Если Вы согласитесь взять на себя дальнейшую работу над рукописью, я, разумеется, готов более подробно в личной беседе изложить свою точку зрения.
Как Вы просили, я послал Вашу рукопись Алексею Максимовичу. Подождем, что он скажет.
Зав. редакцией А. Н. Тихонов» [13; 284 286].
Письмо, что сказать, пространное, подробное, по-своему очень логичное. Единственное, о чем Тихонов Булгакова не известил, – так это о той приписке, которая посланную Горькому рукопись Булгакова сопровождала. А приписка эта гласила: «Надо признаться, что товарищи писатели с этой задачей пока не справились. По легкомыслию, по неумению, а главное, по сугубому своему невежеству. До чего даже самые талантливые из них невежественны и беззаботны в области социально-политических проблем – Вы можете судить по рукописи Булгакова о Мольере, которую Вам посылаю» [134; 166].

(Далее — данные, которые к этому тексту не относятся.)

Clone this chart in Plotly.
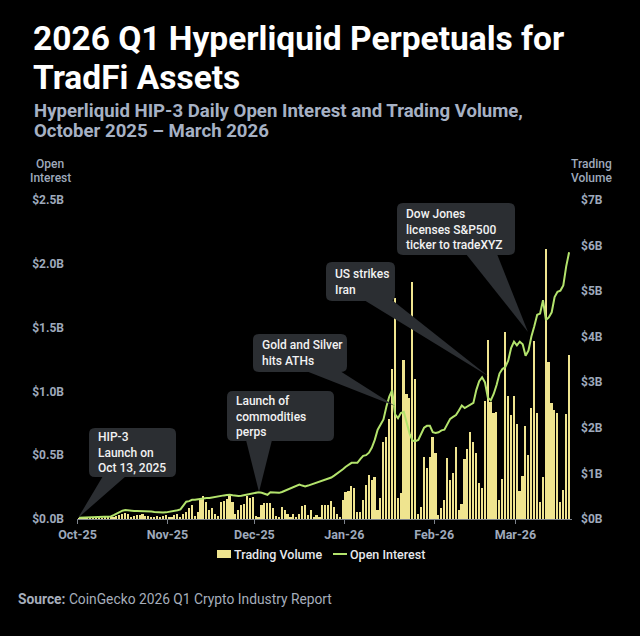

Булгаков этого, повторим, не знал, но ответил Тихонову скоро и решительно, как если бы отрицательный ответ Горького ему был заранее известен.
«Уважаемый Александр Николаевич!
Н. А. Экке вручила мне Ваш разбор моей книги МОЛЬЕР. Я его прочел и обдумал. Дело обстоит плохо. Суть не в деталях Вашей рецензии, которые поразили меня как по содержанию, так и по форме („Иловайский", „уголовные ссылки на заимствования", „намеки на советскую действительность", „информация из сомнительных источников", „развязный молодой человек", „рассказчик явно склонен к роялизму", „любовь к альковным историям" и др.), – дело в том, что вопрос идет о полном уничтожении той книги, которую я сочинил, и о написании взамен ее новой, в которой речь должна идти совершенно не о том, о чем я пишу в своей книге.
Для того чтобы вместо „развязного молодого человека" поставить в качестве рассказчика „серьезного советского историка", как предлагаете Вы, мне самому надо было бы быть историком. Но ведь я не историк, я драматург, изучающий в данное время Мольера. Но уж, находясь в этой позиции, я утверждаю, что я отчетливо вижу своего Мольера. Мой Мольер и есть единственно верный (с моей точки зрения) Мольер, и форму для донесения этого Мольера до зрителя я выбрал тоже не зря, а совершенно обдуманно.
Вы сами понимаете, что, написав свою книгу налицо, я уж никак не мог переписать ее наизнанку. Помилуйте!
Итак, я, к сожалению, не могу переделывать книгу и отказываюсь переделывать. Но что ж делать в таком случае? По-моему, у нас, Александр Николаевич, есть прекрасный выход. Книга непригодна для серии. Стало быть, и не нужно ее печатать. Похороним ее и забудем!
Уважающий Вас М. Булгаков» [13; 287].
Похожая интонация звучала и в письме Попову: «Я сообщил, что я не историк, и книгу переделывать отказался. <…> Итак, желаю похоронить Жана-Батиста Мольера. Всем спокойнее, всем лучше. Я в полной мере равнодушен к тому, чтобы украсить своей обложкой витрину магазина. По сути дела, я – актер, а не писатель. Кроме того, люблю покой и тишину» [13; 287].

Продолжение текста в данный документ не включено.